Accordingly, God, anticipating all the sacrifices3 which we offer through this name, and which Jesus the Christ enjoined us to offer, i.e., in the Eucharist of the bread and the cup, and which are presented by Christians in all places throughout the world, bears witness that they are well-pleasing to Him. But He utterly rejects those presented by you and by those priests of yours, saying, 'And I will not accept your sacrifices at your hands; for from the rising of the sun to its setting my name is glorified among the Gentiles (He says); but ye profane it. ...
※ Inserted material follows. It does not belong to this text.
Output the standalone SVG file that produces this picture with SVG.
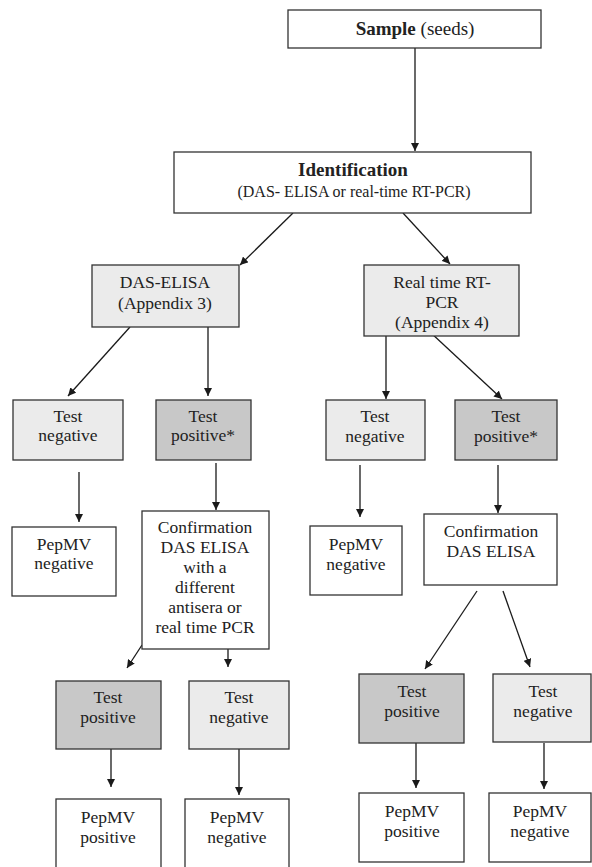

Dialogue with Trypho [the Jew], Chapter 41, 117.
(Notice the tenses.)
The Hebrew is essentially equivalent to the Greek here, as to tense and intended meaning. That is to say, it's application is the same by a Jerome as it is for a Justin.4 The perfectness vs. imperfectness (Hebrew has no past or future tense properly speaking) is seen as irrelevant to time, but rather to prophetic certainty. (The ridiculousness of saying heathens offer a pure offering and fear Yahweh before Christ's time virtually demands that it be taken as a prophecy.)
The NJBC utterly flops when it asserts with a scholarly sobriety that there is in mind here "the pleasing oblatory practice (even without sacrificial animals) everywhere else in the world," that is, among heathens who sacrifices to devils, or at best, "other gods."5
The Soundness of the NJBC's Exegesis
It claims that מנחה (minḥa) is not used of animal sacrifice. It says:
It will be noted that none of these cultic terms has to do with animal sacrifice.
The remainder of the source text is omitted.